📄
Abstract - FurnitureVLA: Learning Long-Horizon Bimanual Furniture Assembly with Vision-Language-Action Model
Current work on robot furniture assembly mostly focuses on toy-scale settings or single-arm manipulation. We introduce FurnitureVLA, the first systematic study of real-scale bimanual furniture assembly using Vision-Language-Action models (VLAs). We formalize the task, develop a scalable simulation pipeline for expert data generation and evaluation, and build a VR teleoperation system for single-operator bimanual control to collect high-quality real-world demonstrations.

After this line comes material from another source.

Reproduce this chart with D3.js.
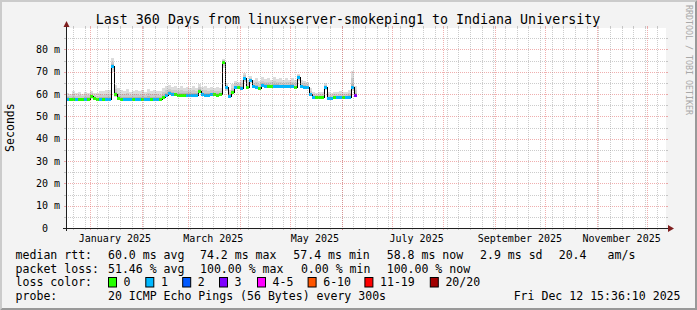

To address extreme long-horizon assembly with up to 7 subtasks and 1550 control steps, we propose a progress-enhanced VLA, finetuned on semantically grounded subtasks, that jointly predicts actions and a continuous progress signal, enabling automatic subtask transitions and reducing compounding errors during inference. We further study perception and control design factors that critically affect precision in real-scale assembly. FurnitureVLA improves average simulation success from 48% to 80% compared to baselines across three furniture types, with an additional 21% gain from our design factor study. We validate on a real Kinova Gen3 platform with only 16% drop on the hardest task.
家具VLA:利用视觉-语言-动作模型学习长期双手机器人家具组装 /
FurnitureVLA: Learning Long-Horizon Bimanual Furniture Assembly with Vision-Language-Action Model
1️⃣ 一句话总结
本文首次系统研究了真实尺寸家具的双手机器人组装问题,提出了一种结合视觉、语言和动作的模型FurnitureVLA,通过引入进度信号和语义子任务划分,显著提升了多步骤复杂组装任务的成功率,并在真实机器人平台上验证了其有效性。